------ Source material ------

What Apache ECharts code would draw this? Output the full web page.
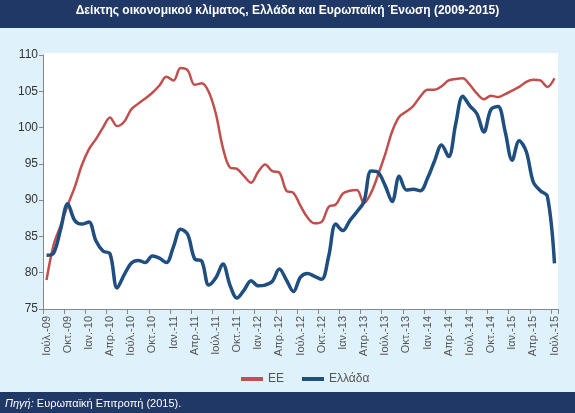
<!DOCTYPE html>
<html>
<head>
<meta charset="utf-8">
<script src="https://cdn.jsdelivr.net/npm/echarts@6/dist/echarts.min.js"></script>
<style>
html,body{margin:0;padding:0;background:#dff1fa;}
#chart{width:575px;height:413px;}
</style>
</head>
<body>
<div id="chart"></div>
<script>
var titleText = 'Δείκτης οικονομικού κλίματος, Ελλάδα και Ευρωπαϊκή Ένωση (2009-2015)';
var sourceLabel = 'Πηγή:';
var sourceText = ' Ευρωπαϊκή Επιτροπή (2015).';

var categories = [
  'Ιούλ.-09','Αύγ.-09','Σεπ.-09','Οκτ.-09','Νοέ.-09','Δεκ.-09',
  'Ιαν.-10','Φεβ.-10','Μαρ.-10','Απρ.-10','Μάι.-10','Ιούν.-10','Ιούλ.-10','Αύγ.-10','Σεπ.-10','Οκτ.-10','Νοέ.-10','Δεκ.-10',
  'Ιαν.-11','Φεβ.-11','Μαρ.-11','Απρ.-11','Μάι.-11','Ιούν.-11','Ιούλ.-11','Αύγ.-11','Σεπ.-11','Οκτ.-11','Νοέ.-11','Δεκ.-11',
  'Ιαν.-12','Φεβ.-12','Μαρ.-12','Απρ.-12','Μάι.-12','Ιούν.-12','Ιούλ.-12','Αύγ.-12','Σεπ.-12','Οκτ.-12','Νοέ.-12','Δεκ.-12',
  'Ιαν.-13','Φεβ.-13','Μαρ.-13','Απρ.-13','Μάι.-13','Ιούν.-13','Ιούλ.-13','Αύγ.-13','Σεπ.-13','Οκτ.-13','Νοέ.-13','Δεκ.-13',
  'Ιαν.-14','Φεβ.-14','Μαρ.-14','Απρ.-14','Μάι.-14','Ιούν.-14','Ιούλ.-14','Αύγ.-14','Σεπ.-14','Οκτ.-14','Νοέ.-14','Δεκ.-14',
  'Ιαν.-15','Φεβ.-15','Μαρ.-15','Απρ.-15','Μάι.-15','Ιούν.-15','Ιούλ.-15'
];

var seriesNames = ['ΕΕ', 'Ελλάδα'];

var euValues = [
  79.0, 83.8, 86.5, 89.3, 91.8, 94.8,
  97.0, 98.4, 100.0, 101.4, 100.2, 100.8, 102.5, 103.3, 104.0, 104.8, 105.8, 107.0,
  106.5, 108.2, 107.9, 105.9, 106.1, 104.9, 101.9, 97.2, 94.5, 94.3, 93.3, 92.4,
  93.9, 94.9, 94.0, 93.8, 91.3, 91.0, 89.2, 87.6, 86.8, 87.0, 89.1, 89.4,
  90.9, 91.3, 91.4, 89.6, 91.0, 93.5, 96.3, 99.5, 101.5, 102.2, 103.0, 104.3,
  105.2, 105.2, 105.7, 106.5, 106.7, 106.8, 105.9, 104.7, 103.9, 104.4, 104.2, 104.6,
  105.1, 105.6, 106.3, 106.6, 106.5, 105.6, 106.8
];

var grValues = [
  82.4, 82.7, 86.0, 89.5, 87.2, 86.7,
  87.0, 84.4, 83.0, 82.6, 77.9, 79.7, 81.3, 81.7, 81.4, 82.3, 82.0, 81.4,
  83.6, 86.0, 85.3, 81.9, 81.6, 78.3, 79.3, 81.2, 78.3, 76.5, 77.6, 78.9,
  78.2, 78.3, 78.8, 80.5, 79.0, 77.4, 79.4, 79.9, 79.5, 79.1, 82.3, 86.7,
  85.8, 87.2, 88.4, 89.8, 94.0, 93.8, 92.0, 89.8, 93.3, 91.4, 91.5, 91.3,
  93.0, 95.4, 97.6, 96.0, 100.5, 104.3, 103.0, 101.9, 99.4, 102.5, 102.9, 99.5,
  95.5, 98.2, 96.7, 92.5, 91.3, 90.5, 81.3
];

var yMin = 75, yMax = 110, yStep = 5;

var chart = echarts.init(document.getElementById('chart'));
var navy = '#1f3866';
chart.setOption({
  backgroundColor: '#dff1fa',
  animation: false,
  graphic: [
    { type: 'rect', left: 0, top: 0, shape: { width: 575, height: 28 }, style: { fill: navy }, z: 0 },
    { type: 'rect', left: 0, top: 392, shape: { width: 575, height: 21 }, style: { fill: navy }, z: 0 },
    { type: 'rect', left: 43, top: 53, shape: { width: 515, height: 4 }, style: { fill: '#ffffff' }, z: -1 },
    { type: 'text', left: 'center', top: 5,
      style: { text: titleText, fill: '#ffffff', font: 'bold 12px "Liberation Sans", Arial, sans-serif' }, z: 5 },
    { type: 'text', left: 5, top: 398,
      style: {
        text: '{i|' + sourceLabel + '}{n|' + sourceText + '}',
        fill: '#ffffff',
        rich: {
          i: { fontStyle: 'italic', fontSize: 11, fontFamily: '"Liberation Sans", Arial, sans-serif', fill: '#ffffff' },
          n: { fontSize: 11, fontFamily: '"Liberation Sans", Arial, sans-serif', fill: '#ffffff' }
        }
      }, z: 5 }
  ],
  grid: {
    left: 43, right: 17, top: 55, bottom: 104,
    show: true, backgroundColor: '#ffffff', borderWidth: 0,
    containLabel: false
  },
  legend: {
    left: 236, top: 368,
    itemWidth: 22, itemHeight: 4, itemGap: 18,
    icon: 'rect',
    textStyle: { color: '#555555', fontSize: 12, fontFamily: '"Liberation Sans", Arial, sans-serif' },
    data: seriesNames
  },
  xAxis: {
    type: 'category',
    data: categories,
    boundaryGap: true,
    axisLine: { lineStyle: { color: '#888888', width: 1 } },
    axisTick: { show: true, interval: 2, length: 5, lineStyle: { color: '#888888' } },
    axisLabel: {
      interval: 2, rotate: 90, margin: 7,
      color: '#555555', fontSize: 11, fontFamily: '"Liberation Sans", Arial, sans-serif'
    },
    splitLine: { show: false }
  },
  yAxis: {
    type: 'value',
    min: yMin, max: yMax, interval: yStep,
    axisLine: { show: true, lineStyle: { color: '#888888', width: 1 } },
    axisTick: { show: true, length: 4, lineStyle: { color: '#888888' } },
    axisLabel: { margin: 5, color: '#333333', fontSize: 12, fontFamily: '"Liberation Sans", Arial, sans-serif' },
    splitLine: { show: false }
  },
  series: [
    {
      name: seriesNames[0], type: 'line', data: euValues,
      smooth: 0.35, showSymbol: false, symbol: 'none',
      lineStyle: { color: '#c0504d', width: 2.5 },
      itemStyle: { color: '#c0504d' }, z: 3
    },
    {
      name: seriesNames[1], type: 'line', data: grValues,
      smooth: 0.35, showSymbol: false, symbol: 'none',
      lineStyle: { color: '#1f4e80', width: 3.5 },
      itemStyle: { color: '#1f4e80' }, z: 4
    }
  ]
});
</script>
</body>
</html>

------

(Work required): Transcribe the whole listing exactly. Pictures stay out of your copy.

(Solution to this problem):
What Apache ECharts code would draw this? Output the full web page.
<!DOCTYPE html>
<html>
<head>
<meta charset="utf-8">
<script src="https://cdn.jsdelivr.net/npm/echarts@6/dist/echarts.min.js"></script>
<style>
html,body{margin:0;padding:0;background:#dff1fa;}
#chart{width:575px;height:413px;}
</style>
</head>
<body>
<div id="chart"></div>
<script>
var titleText = 'Δείκτης οικονομικού κλίματος, Ελλάδα και Ευρωπαϊκή Ένωση (2009-2015)';
var sourceLabel = 'Πηγή:';
var sourceText = ' Ευρωπαϊκή Επιτροπή (2015).';

var categories = [
  'Ιούλ.-09','Αύγ.-09','Σεπ.-09','Οκτ.-09','Νοέ.-09','Δεκ.-09',
  'Ιαν.-10','Φεβ.-10','Μαρ.-10','Απρ.-10','Μάι.-10','Ιούν.-10','Ιούλ.-10','Αύγ.-10','Σεπ.-10','Οκτ.-10','Νοέ.-10','Δεκ.-10',
  'Ιαν.-11','Φεβ.-11','Μαρ.-11','Απρ.-11','Μάι.-11','Ιούν.-11','Ιούλ.-11','Αύγ.-11','Σεπ.-11','Οκτ.-11','Νοέ.-11','Δεκ.-11',
  'Ιαν.-12','Φεβ.-12','Μαρ.-12','Απρ.-12','Μάι.-12','Ιούν.-12','Ιούλ.-12','Αύγ.-12','Σεπ.-12','Οκτ.-12','Νοέ.-12','Δεκ.-12',
  'Ιαν.-13','Φεβ.-13','Μαρ.-13','Απρ.-13','Μάι.-13','Ιούν.-13','Ιούλ.-13','Αύγ.-13','Σεπ.-13','Οκτ.-13','Νοέ.-13','Δεκ.-13',
  'Ιαν.-14','Φεβ.-14','Μαρ.-14','Απρ.-14','Μάι.-14','Ιούν.-14','Ιούλ.-14','Αύγ.-14','Σεπ.-14','Οκτ.-14','Νοέ.-14','Δεκ.-14',
  'Ιαν.-15','Φεβ.-15','Μαρ.-15','Απρ.-15','Μάι.-15','Ιούν.-15','Ιούλ.-15'
];

var seriesNames = ['ΕΕ', 'Ελλάδα'];

var euValues = [
  79.0, 83.8, 86.5, 89.3, 91.8, 94.8,
  97.0, 98.4, 100.0, 101.4, 100.2, 100.8, 102.5, 103.3, 104.0, 104.8, 105.8, 107.0,
  106.5, 108.2, 107.9, 105.9, 106.1, 104.9, 101.9, 97.2, 94.5, 94.3, 93.3, 92.4,
  93.9, 94.9, 94.0, 93.8, 91.3, 91.0, 89.2, 87.6, 86.8, 87.0, 89.1, 89.4,
  90.9, 91.3, 91.4, 89.6, 91.0, 93.5, 96.3, 99.5, 101.5, 102.2, 103.0, 104.3,
  105.2, 105.2, 105.7, 106.5, 106.7, 106.8, 105.9, 104.7, 103.9, 104.4, 104.2, 104.6,
  105.1, 105.6, 106.3, 106.6, 106.5, 105.6, 106.8
];

var grValues = [
  82.4, 82.7, 86.0, 89.5, 87.2, 86.7,
  87.0, 84.4, 83.0, 82.6, 77.9, 79.7, 81.3, 81.7, 81.4, 82.3, 82.0, 81.4,
  83.6, 86.0, 85.3, 81.9, 81.6, 78.3, 79.3, 81.2, 78.3, 76.5, 77.6, 78.9,
  78.2, 78.3, 78.8, 80.5, 79.0, 77.4, 79.4, 79.9, 79.5, 79.1, 82.3, 86.7,
  85.8, 87.2, 88.4, 89.8, 94.0, 93.8, 92.0, 89.8, 93.3, 91.4, 91.5, 91.3,
  93.0, 95.4, 97.6, 96.0, 100.5, 104.3, 103.0, 101.9, 99.4, 102.5, 102.9, 99.5,
  95.5, 98.2, 96.7, 92.5, 91.3, 90.5, 81.3
];

var yMin = 75, yMax = 110, yStep = 5;

var chart = echarts.init(document.getElementById('chart'));
var navy = '#1f3866';
chart.setOption({
  backgroundColor: '#dff1fa',
  animation: false,
  graphic: [
    { type: 'rect', left: 0, top: 0, shape: { width: 575, height: 28 }, style: { fill: navy }, z: 0 },
    { type: 'rect', left: 0, top: 392, shape: { width: 575, height: 21 }, style: { fill: navy }, z: 0 },
    { type: 'rect', left: 43, top: 53, shape: { width: 515, height: 4 }, style: { fill: '#ffffff' }, z: -1 },
    { type: 'text', left: 'center', top: 5,
      style: { text: titleText, fill: '#ffffff', font: 'bold 12px "Liberation Sans", Arial, sans-serif' }, z: 5 },
    { type: 'text', left: 5, top: 398,
      style: {
        text: '{i|' + sourceLabel + '}{n|' + sourceText + '}',
        fill: '#ffffff',
        rich: {
          i: { fontStyle: 'italic', fontSize: 11, fontFamily: '"Liberation Sans", Arial, sans-serif', fill: '#ffffff' },
          n: { fontSize: 11, fontFamily: '"Liberation Sans", Arial, sans-serif', fill: '#ffffff' }
        }
      }, z: 5 }
  ],
  grid: {
    left: 43, right: 17, top: 55, bottom: 104,
    show: true, backgroundColor: '#ffffff', borderWidth: 0,
    containLabel: false
  },
  legend: {
    left: 236, top: 368,
    itemWidth: 22, itemHeight: 4, itemGap: 18,
    icon: 'rect',
    textStyle: { color: '#555555', fontSize: 12, fontFamily: '"Liberation Sans", Arial, sans-serif' },
    data: seriesNames
  },
  xAxis: {
    type: 'category',
    data: categories,
    boundaryGap: true,
    axisLine: { lineStyle: { color: '#888888', width: 1 } },
    axisTick: { show: true, interval: 2, length: 5, lineStyle: { color: '#888888' } },
    axisLabel: {
      interval: 2, rotate: 90, margin: 7,
      color: '#555555', fontSize: 11, fontFamily: '"Liberation Sans", Arial, sans-serif'
    },
    splitLine: { show: false }
  },
  yAxis: {
    type: 'value',
    min: yMin, max: yMax, interval: yStep,
    axisLine: { show: true, lineStyle: { color: '#888888', width: 1 } },
    axisTick: { show: true, length: 4, lineStyle: { color: '#888888' } },
    axisLabel: { margin: 5, color: '#333333', fontSize: 12, fontFamily: '"Liberation Sans", Arial, sans-serif' },
    splitLine: { show: false }
  },
  series: [
    {
      name: seriesNames[0], type: 'line', data: euValues,
      smooth: 0.35, showSymbol: false, symbol: 'none',
      lineStyle: { color: '#c0504d', width: 2.5 },
      itemStyle: { color: '#c0504d' }, z: 3
    },
    {
      name: seriesNames[1], type: 'line', data: grValues,
      smooth: 0.35, showSymbol: false, symbol: 'none',
      lineStyle: { color: '#1f4e80', width: 3.5 },
      itemStyle: { color: '#1f4e80' }, z: 4
    }
  ]
});
</script>
</body>
</html>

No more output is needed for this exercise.